Niamey (Fides) - Wenige Tage vor dem Massaker an katholischen Gläubigen in der nigerianischen Kleinstadt Owo (vgl. Fides 6/6/2022) veröffentlichte der Norwegische Flüchtlingsrat (NCR) seine jährliche Liste der zehn vergessenen Krisen der Welt. Zum ersten Mal seit der Veröffentlichung des Berichts befinden sich die zehn Krisen alle in Afrika. Die Demokratische Republik Kongo liegt an der Spitze, gefolgt von Burkina Faso, Kamerun, Südsudan, Tschad, Mali, Sudan, Nigeria, Burundi und Äthiopien.
Pater Mauro Armanino, Priester der Gesellschaft für Afrikamissionen, erklärt in einem Kommentar zu dem Bericht: "Die Gläubigen hatten gerade das Pfingstfest gefeiert und hörten den Abschnitt, in dem das Herabkommen des Geistes in Form von Feuerzungen auf die Anwesenden beschrieben wird. Der Schritt vom Feuer des Geistes zum Feuer der Waffen war kurz, dramatisch kurz. Das eine Feuer und die anderen Feuer, das eine des Lebens und das andere des Todes. Dutzende von Menschen fielen den Bränden zum Opfer, nicht die ersten und auch nicht die letzten in Nigeria, das seit Jahren in den Abgrund der bewaffneten Gewalt, der Korruption und der mutmaßlichen und möglichen Komplizenschaft einiger Politiker schlittert".
Der in Niamey (Niger) tätige Missionar weist in diesem Zusammenhang darauf hin, dass "eine Auflistung der bewaffneten Angriffe in Nigeria pedantisch wäre und die Liste der Toten, die leider täglich aktualisiert werden muss, unendlich lang ist. Bereits im Jahr 2020 hatte eine lokale NRO eine Liste der in den ersten sechs Monaten des Jahres getöteten Christen erstellt: 1202, die von Peuls (traditionellen Hirten) und Boko Haram/Iswap-Aktivisten (Islamischer Staat in der Provinz Westafrika) getötet wurden. Diese Angriffe fanden hauptsächlich im Süden von Kaduna statt. Die betreffende NRO stellt fest, dass diese Angriffe mit der Komplizenschaft der nigerianischen Regierung wiederholt werden".
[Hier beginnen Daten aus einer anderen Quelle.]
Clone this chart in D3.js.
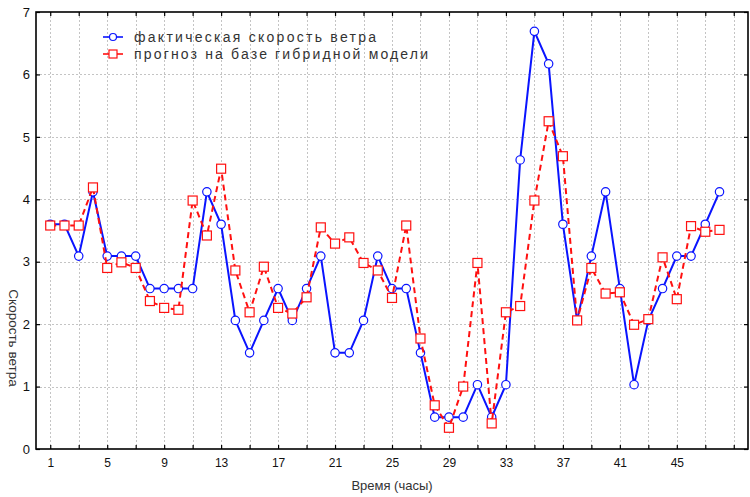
<!DOCTYPE html>
<html><head><meta charset="utf-8">
<script src="https://cdn.jsdelivr.net/npm/d3@7"></script>
<style>
html,body{margin:0;padding:0;background:#fff;}
svg{display:block;font-family:"Liberation Sans",Arial,sans-serif;}
</style></head>
<body>
<svg id="chart" width="750" height="497"></svg>
<script>
const hours = [1,2,3,4,5,6,7,8,9,10,11,12,13,14,15,16,17,18,19,20,21,22,23,24,25,26,27,28,29,30,31,32,33,34,35,36,37,38,39,40,41,42,43,44,45,46,47,48];
const actual = [3.6,3.6,3.09,4.12,3.09,3.09,3.09,2.57,2.57,2.57,2.57,4.12,3.6,2.06,1.54,2.06,2.57,2.06,2.57,3.09,1.54,1.54,2.06,3.09,2.57,2.57,1.54,0.51,0.51,0.51,1.03,0.51,1.03,4.63,6.69,6.17,3.6,2.06,3.09,4.12,2.57,1.03,2.06,2.57,3.09,3.09,3.6,4.12];
const forecast = [3.58,3.58,3.58,4.19,2.9,2.99,2.9,2.37,2.26,2.23,3.98,3.42,4.49,2.86,2.19,2.92,2.26,2.17,2.43,3.55,3.29,3.39,2.98,2.86,2.42,3.58,1.77,0.70,0.34,1.0,2.98,0.41,2.19,2.29,3.98,5.25,4.69,2.06,2.9,2.49,2.51,1.99,2.08,3.07,2.4,3.57,3.48,3.51];
const xTicks = [1,3,5,7,9,11,13,15,17,19,21,23,25,27,29,31,33,35,37,39,41,43,45,47,49];
const xTickLabels = [1,5,9,13,17,21,25,29,33,37,41,45];
const yTicks = [0,1,2,3,4,5,6,7];
const seriesNames = ["фактическая скорость ветра","прогноз на базе гибридной модели"];
const xTitle = "Время (часы)";
const yTitle = "Скорость ветра";

const svg = d3.select("#chart");
const x = d3.scaleLinear().domain([0,50]).range([36,748]);
const y = d3.scaleLinear().domain([0,7]).range([449,12]);
const L = x.range()[0], R = x.range()[1], T = y.range()[1], B = y.range()[0];

// grid
const grid = svg.append("g").attr("stroke","#c4c4c4").attr("stroke-width",1).attr("stroke-dasharray","2,2");
grid.selectAll("line.v").data(xTicks).join("line").attr("class","v")
  .attr("x1",d=>Math.round(x(d))+0.5).attr("x2",d=>Math.round(x(d))+0.5).attr("y1",T).attr("y2",B);
grid.selectAll("line.h").data(yTicks.filter(d=>d>0&&d<7)).join("line").attr("class","h")
  .attr("y1",d=>Math.round(y(d))+0.5).attr("y2",d=>Math.round(y(d))+0.5).attr("x1",L).attr("x2",R);

// axes with inward ticks
const axB = d3.axisBottom(x).tickValues(xTicks).tickSizeInner(-4).tickSizeOuter(0).tickFormat(d=>xTickLabels.includes(d)?d:"");
const gB = svg.append("g").attr("transform",`translate(0,${B})`).call(axB);
gB.select(".domain").remove();
gB.selectAll(".tick line").attr("stroke","#000").attr("stroke-width",1.2);
gB.selectAll(".tick text").attr("y",9).attr("font-size",12).attr("fill","#111").attr("font-family","Liberation Sans, Arial, sans-serif");

const axT = d3.axisTop(x).tickValues(xTicks).tickSizeInner(-4).tickSizeOuter(0).tickFormat("");
const gT = svg.append("g").attr("transform",`translate(0,${T})`).call(axT);
gT.select(".domain").remove();
gT.selectAll(".tick line").attr("stroke","#000").attr("stroke-width",1.2);

const axLft = d3.axisLeft(y).tickValues(yTicks).tickSizeInner(-4).tickSizeOuter(0).tickFormat(d3.format("d"));
const gL = svg.append("g").attr("transform",`translate(${L},0)`).call(axLft);
gL.select(".domain").remove();
gL.selectAll(".tick line").attr("stroke","#000").attr("stroke-width",1.2);
gL.selectAll(".tick text").attr("x",-6).attr("font-size",13).attr("fill","#111").attr("font-family","Liberation Sans, Arial, sans-serif");

const axR = d3.axisRight(y).tickValues(yTicks).tickSizeInner(-4).tickSizeOuter(0).tickFormat("");
const gR = svg.append("g").attr("transform",`translate(${R},0)`).call(axR);
gR.select(".domain").remove();
gR.selectAll(".tick line").attr("stroke","#000").attr("stroke-width",1.2);

// frame
svg.append("rect").attr("x",L).attr("y",T).attr("width",R-L).attr("height",B-T)
  .attr("fill","none").attr("stroke","#000").attr("stroke-width",1.6);

// titles
svg.append("text").attr("x",(L+R)/2).attr("y",490).attr("text-anchor","middle")
  .attr("font-size",13).attr("fill","#333").text(xTitle);
svg.append("text").attr("transform","translate(13,338) rotate(90)").attr("text-anchor","middle")
  .attr("dominant-baseline","middle").attr("font-size",13.5).attr("fill","#333").text(yTitle);

const line = d3.line().x((d,i)=>x(hours[i])).y(d=>y(d));

// actual (blue)
svg.append("path").datum(actual).attr("d",line).attr("fill","none").attr("stroke","#0a14ff").attr("stroke-width",2);
svg.append("g").selectAll("circle").data(actual).join("circle")
  .attr("cx",(d,i)=>x(hours[i])).attr("cy",d=>y(d)).attr("r",4.2)
  .attr("fill","#fff").attr("stroke","#0a14ff").attr("stroke-width",1.2);

// forecast (red)
svg.append("path").datum(forecast).attr("d",line).attr("fill","none").attr("stroke","#ff1010")
  .attr("stroke-width",2).attr("stroke-dasharray","6,4");
svg.append("g").selectAll("rect").data(forecast).join("rect")
  .attr("x",(d,i)=>x(hours[i])-4.5).attr("y",d=>y(d)-4.5).attr("width",9).attr("height",9)
  .attr("fill","#fff").attr("stroke","#ff1010").attr("stroke-width",1.2);

// legend
const leg = [{name:seriesNames[0],color:"#0a14ff",shape:"circle",y:37,len:242},
             {name:seriesNames[1],color:"#ff1010",shape:"rect",y:54,len:294}];
const lg = svg.append("g");
leg.forEach(s=>{
  lg.append("line").attr("x1",103).attr("x2",123).attr("y1",s.y).attr("y2",s.y).attr("stroke",s.color).attr("stroke-width",1.6);
  if(s.shape==="circle"){
    lg.append("circle").attr("cx",113).attr("cy",s.y).attr("r",3.5).attr("fill","#fff").attr("stroke",s.color).attr("stroke-width",1.2);
  } else {
    lg.append("rect").attr("x",109).attr("y",s.y-4).attr("width",8).attr("height",8).attr("fill","#fff").attr("stroke",s.color).attr("stroke-width",1.2);
  }
  lg.append("text").attr("x",134).attr("y",s.y+5).attr("font-size",14).attr("fill","#333")
    .attr("textLength",s.len).attr("lengthAdjust","spacing").text(s.name);
});
</script>
</body></html>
Pater Armanino erklärt, dass die Christen zwar nicht die einzigen Opfer dieses Krieges sind, aber einen beträchtlichen Teil davon ausmachen. "Im vergangenen Monat wurden beispielsweise im Norden des Landes Häuser niedergebrannt und Geschäfte geplündert, weil man sie der Blasphemie beschuldigte. Im Bundesstaat Benue starben Dutzende von Gemeindemitgliedern, die die Kirche verließen, und wir erinnern uns an die Steinigung eines Schulmädchens in Sokoto wegen Blasphemie. Später wurde die Kirche in Sokoto niedergebrannt und der Bischof in den folgenden Tagen mit dem Tod bedroht".
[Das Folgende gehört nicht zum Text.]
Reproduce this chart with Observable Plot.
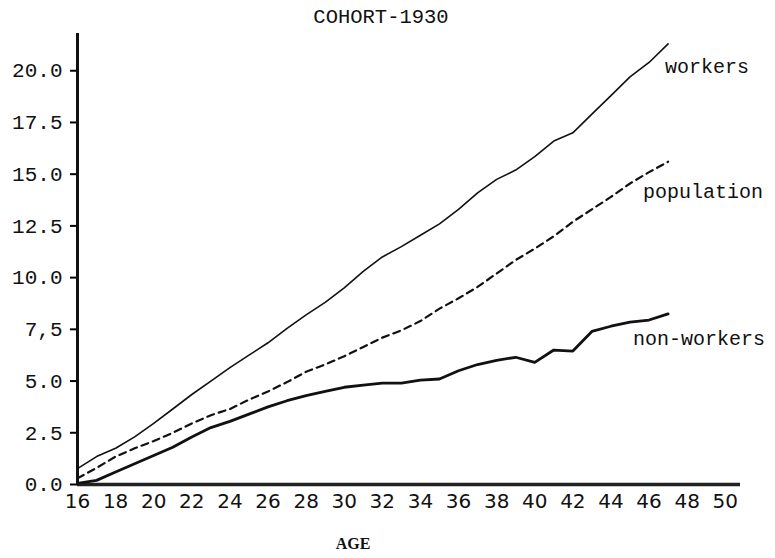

„Um die Fakten zu verstehen, muss man sie in den historischen, wirtschaftlichen und politischen Kontext des Landes einordnen", betont Pater Armanino. „Die geschaffene und reale Spaltung zwischen dem Norden und dem Süden, die Wahl des islamischen Rechts (Scharia), die verschiedenen Staaten im Norden zugestanden wird, und vor allem die große Korruption der Militärs, die sich, von den Politikern gesteuert, in den Dienst derer stellen, die sie bezahlen. Es herrscht Straflosigkeit, und die Worte der Verurteilung von Präsident M. Buharis letztem 'Feuer' klingen vorhersehbar und letztlich hohl."
"Vom Pfingstfeuer", so schließt er, "bis zu den Feuern der Waffen waren es nur wenige Meter, aber dazwischen liegt ein Abgrund, den nur das Kreuz der Auferstehung überwinden helfen kann. Die Zeit der afrikanischen Märtyrer ist noch nicht vorbei".